Collects Alpha #1-2 and Omega #1-5.
Heaven and Earth
Now a Netflix Original Series! Three never-before-collected stories set in the world of Keyhouse, showcasing the depths of depravity and heart-breaking heights that New York Times best-selling author Joe Hill and artist Gabriel Rodriguez have to offer.
This special deluxe release finally reprints the oft-requested and long-denied Eisner-winning one-shot, “Open the Moon”! Plus the other long-sold-out one-shot, “Grindhouse”! PLUS, the even more hard-to-find IDW 10th anniversary Locke & Key tale, “In the Can”! Extra covers, behind-the-scenes photos, and more make this a truly worthy addition to the series the A.V. Club called a "modern masterpiece."
The Golden Age
Unlock moments from Keyhouse's long history, expanding the saga of the Locke family in this collection of stories, which includes the epic crossover with DC's The Sandman Universe!
For two hundred years, the Locke family has watched over Keyhouse, a New England mansion where reality has come unhinged and shadows are known to walk on their own. Here they have guarded a collection of impossible keys, instruments capable of unlocking both unparalleled wonder and unimaginable evil.
Take a glimpse into the lives of Chamberlin Locke and his family in the early 20th century as they use the keys to fight battles big and small.

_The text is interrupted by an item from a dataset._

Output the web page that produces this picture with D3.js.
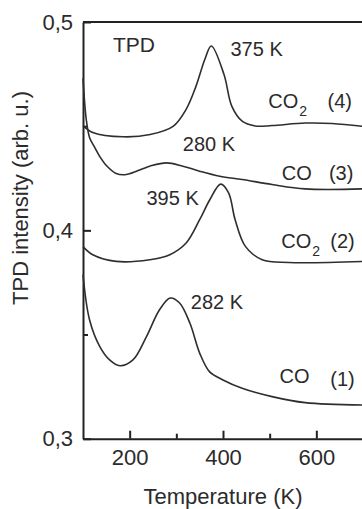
<!DOCTYPE html>
<html>
<head>
<meta charset="utf-8">
<script src="https://cdn.jsdelivr.net/npm/d3@7"></script>
<style>
  body { margin: 0; background: #fff; }
  svg { display: block; font-family: "Liberation Sans", Arial, sans-serif; }
</style>
</head>
<body>
<div id="chart"></div>
<script>
// TPD spectra (temperature in K, intensity in arb. u.)
const temp1 = [100, 114, 136, 157, 179, 207, 236, 264, 287, 307, 329, 350, 371, 400, 441, 505, 576, 700]
const co1   = [0.3787, 0.3571, 0.3442, 0.3378, 0.3350, 0.3378, 0.3490, 0.3619, 0.3675, 0.3651, 0.3555, 0.3411, 0.3322, 0.3282, 0.3242, 0.3202, 0.3173, 0.3162]

const temp2 = [100, 121, 171, 243, 286, 321, 350, 372, 395, 412, 426, 448, 484, 541, 700]
const co2_2 = [0.3922, 0.3883, 0.3851, 0.3859, 0.3883, 0.3939, 0.4051, 0.4148, 0.4222, 0.4180, 0.4051, 0.3923, 0.3859, 0.3846, 0.3851]

const temp3 = [100, 107, 114, 125, 136, 150, 171, 193, 243, 279, 314, 350, 393, 441, 505, 576, 700]
const co3   = [0.4730, 0.4532, 0.4446, 0.4398, 0.4354, 0.4311, 0.4273, 0.4268, 0.4308, 0.4324, 0.4308, 0.4284, 0.4260, 0.4244, 0.4220, 0.4199, 0.4199]

const temp4 = [100, 121, 186, 244, 293, 321, 342, 361, 375, 402, 419, 441, 469, 505, 576, 634, 700]
const co2_4 = [0.4503, 0.4470, 0.4449, 0.4460, 0.4499, 0.4581, 0.4691, 0.4820, 0.4885, 0.4749, 0.4595, 0.4524, 0.4501, 0.4503, 0.4515, 0.4513, 0.4499]

const peakLabels = ["375 K", "280 K", "395 K", "282 K"]
const peakT = [416, 314, 236, 331]
const peakV = [0.4837, 0.4380, 0.4124, 0.3622]

const gasNames = ["CO", "CO", "CO", "CO"]
const gasSub = ["2", "", "2", ""]
const gasNum = ["(4)", "(3)", "(2)", "(1)"]
const gasT = [497, 526, 525, 521]
const gasV = [0.4588, 0.4240, 0.3915, 0.3266]
const numT = [624, 627, 630, 630]
const numV = [0.4588, 0.4240, 0.3915, 0.3251]

const xMajor = [200, 400, 600]
const xMinor = [300, 500]
const yMajor = [0.3, 0.4, 0.5]
const yMinor = [0.35, 0.45]

var width = 362,
    height = 509

var svg = d3.select("#chart").append("svg")
    .attr("width", width)
    .attr("height", height)

const x = d3.scaleLinear().domain([100, 700]).range([83, 363])
const y = d3.scaleLinear().domain([0.3, 0.5]).range([438.7, 22])

const ink = "#222"
const txt = "#2b2b2b"

const comma = d3.formatLocale({decimal: ",", thousands: ".", grouping: [3], currency: ["", ""]}).format(".1f")

// top frame line
svg.append("line")
    .attr("x1", x(100)).attr("x2", x(700))
    .attr("y1", y(0.5)).attr("y2", y(0.5))
    .attr("stroke", ink).attr("stroke-width", 1.8)

// x axis
const gx = svg.append("g")
    .attr("transform", "translate(0," + y(0.3) + ")")
    .call(d3.axisBottom(x).tickValues(xMajor).tickSizeInner(-8).tickSizeOuter(0).tickPadding(11))
gx.append("g")
    .call(d3.axisBottom(x).tickValues(xMinor).tickSizeInner(-5).tickSizeOuter(0).tickFormat(""))
    .select(".domain").remove()

// y axis
const gy = svg.append("g")
    .attr("transform", "translate(" + x(100) + ",0)")
    .call(d3.axisLeft(y).tickValues(yMajor).tickSizeInner(-8).tickSizeOuter(0).tickPadding(10).tickFormat(comma))
gy.append("g")
    .call(d3.axisLeft(y).tickValues(yMinor).tickSizeInner(-5).tickSizeOuter(0).tickFormat(""))
    .select(".domain").remove()

svg.selectAll(".domain").attr("stroke", ink).attr("stroke-width", 2)
svg.selectAll(".tick line").attr("stroke", ink).attr("stroke-width", 2)
svg.selectAll(".tick text")
    .attr("fill", txt)
    .style("font-size", "22px")
    .style("font-family", "\"Liberation Sans\", Arial, sans-serif")

// axis titles
svg.append("text")
    .attr("x", x(400)).attr("y", 504)
    .attr("text-anchor", "middle")
    .attr("fill", txt)
    .style("font-size", "22px")
    .text("Temperature (K)")

svg.append("text")
    .attr("transform", "translate(27.5," + 198 + ") rotate(-90)")
    .attr("text-anchor", "middle")
    .attr("fill", txt)
    .style("font-size", "22px")
    .text("TPD intensity (arb. u.)")

// curves
const series = [
    {t: temp1, v: co1},
    {t: temp2, v: co2_2},
    {t: temp3, v: co3},
    {t: temp4, v: co2_4}
]

const line = d3.line()
    .x(d => x(d[0]))
    .y(d => y(d[1]))
    .curve(d3.curveCatmullRom.alpha(0.5))

svg.append("g")
    .selectAll("path")
    .data(series)
    .enter()
    .append("path")
    .attr("d", s => line(s.t.map((t, i) => [t, s.v[i]])))
    .attr("fill", "none")
    .attr("stroke", "#2e2e2e")
    .attr("stroke-width", 1.6)

// labels
svg.append("text")
    .attr("x", 113).attr("y", 52)
    .attr("fill", txt)
    .style("font-size", "21px")
    .text("TPD")

svg.append("g")
    .selectAll("text")
    .data(peakLabels)
    .enter()
    .append("text")
    .attr("x", (d, i) => x(peakT[i]))
    .attr("y", (d, i) => y(peakV[i]))
    .attr("fill", txt)
    .style("font-size", "20px")
    .text(d => d)

const gas = svg.append("g")
    .selectAll("text")
    .data(gasNames)
    .enter()
    .append("text")
    .attr("x", (d, i) => x(gasT[i]))
    .attr("y", (d, i) => y(gasV[i]))
    .attr("fill", txt)
    .style("font-size", "20px")
gas.append("tspan").text(d => d)
gas.append("tspan")
    .attr("dy", 8)
    .attr("dx", 1)
    .style("font-size", "14px")
    .text((d, i) => gasSub[i])

svg.append("g")
    .selectAll("text")
    .data(gasNum)
    .enter()
    .append("text")
    .attr("x", (d, i) => x(numT[i]))
    .attr("y", (d, i) => y(numV[i]))
    .attr("fill", txt)
    .style("font-size", "20px")
    .text(d => d)
</script>
</body>
</html>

From the killing fields of Europe during WWI and the depths of Hell, the Lockes are in a constant struggle to keep the dark forces of their world at bay.
Collects three standalone tales, "Small World," the Eisner-nominated "Open the Moon," and the never-before-seen "Face the Music," along with the 3-part ...In Pale Battalions Go... and the epic 80-page crossover with The Sandman Universe, Hell & Gone all from the co-creators of Locke & Key, Joe Hill and Gabriel Rodriguez!

Warning - this series has probably every possible trigger (rape, abuse, torture, you name it, its probably there) and its not shy about being graphic about it.
My initial reaction was that this series was nothing at all like I expected it to be.
1 - It takes place in a town called Lovecraft but has absolutely nothing to do with Lovecraft lore
2 - The story involves kids, figured it be a kind of Lovecraft-lite. Now it does have some classic features of stories like Narnia, or the House with a Clock in the Walls, or Spiderwick. The kind of tale where even the adults that once knew all this stuff as kids, will have forgotten it and can no longer see it even when its right in front of them. However, its definitely not for kids.
3 - The first volume had monsters in it, but they were human monsters. So between being in the head of a crazed serial killer, and being inside the head of the kids who lost their father and had to do some extreme things to protect themselves, a mother who turns to drink...man it was dark. Its got every kind of trigger in it, and it's a graphical novel remember, you can see it all.
In retrospect maybe I should have realized what I was getting into. I read NOS4R2 by Joe Hill, and that was some crazy mind messing stuff. A few days agot I read Wraith, since its a prequel to NOS4R2 and well...go see my review. Stephen King might be Joe Hill's father, but the son really cranks the psychological horror up a few notches. You don't want to live in Joe Hill's head, that's for sure, there's some seriously twisted stuff in there.
But by the second volume, the human monster has been dealt with (maybe?) and that leaves another...human (?) monster...only he's also something other. He's creepy as heck, but he's at least evil, not just some poor kid who went over the deep end. You know, your normal supernatural villain you don't need to be *that* scared of because he's not real, unlike the other guy who totally could be.
in the second volume we also get all the siblings in on the magic key thing, mainly by having the youngest boy stick the key in the back of head and pop it open...which was also creepy as heck. People can look inside and pull things out or put things in, and the facial expression on the people having their heads poked around in was just darn disturbing. And there's more, while you are looking in another person's head, you will also see that other person out of the corner of your eye looking in alongside you...who comes up with this stuff (kinda loved that though, so mind-warpingly freaky). Also kinda loved the creatures they find in the various minds they rifle through, like a kid's memory of a scary person becomes this kind of unrecognizable caricature, as one character points out, memories are unreliable.
And I have to wonder...who is the dude that created these keys? Some are cool and kind of fun but others are rather messed up. In fact there are so many keys, and so many battles that some scenes are only as long as a single page. Let's just say the Locke kids are dealing with a lot. Their father is dead, their mother is an alchoholic and they have to battle evil every weekend, while still surviving high school!
This may not be Lovecraft, but it is Lovecraft level weird. And eventually it is supposed to crossover with Sandman (which is why I discovered this series in the first place), certainly no leap of the imagination needed to picture opening a door into Dream, you can go everywhere else after all.
And finally in the last two volumes there is a little Lovecraft, just the words the characters shout out. Must admit I want from finding the books too disturbing at the start to, well its all still disturbing in that the worst possible things happen to these poor kids and they have to deal with it, but I got really invested in the story, the history of the keys and who was going to survive and who wasn't. Definitely difficult to read but I found it to be worth it. There's still two additional volumes to go, but the story ends with book 6.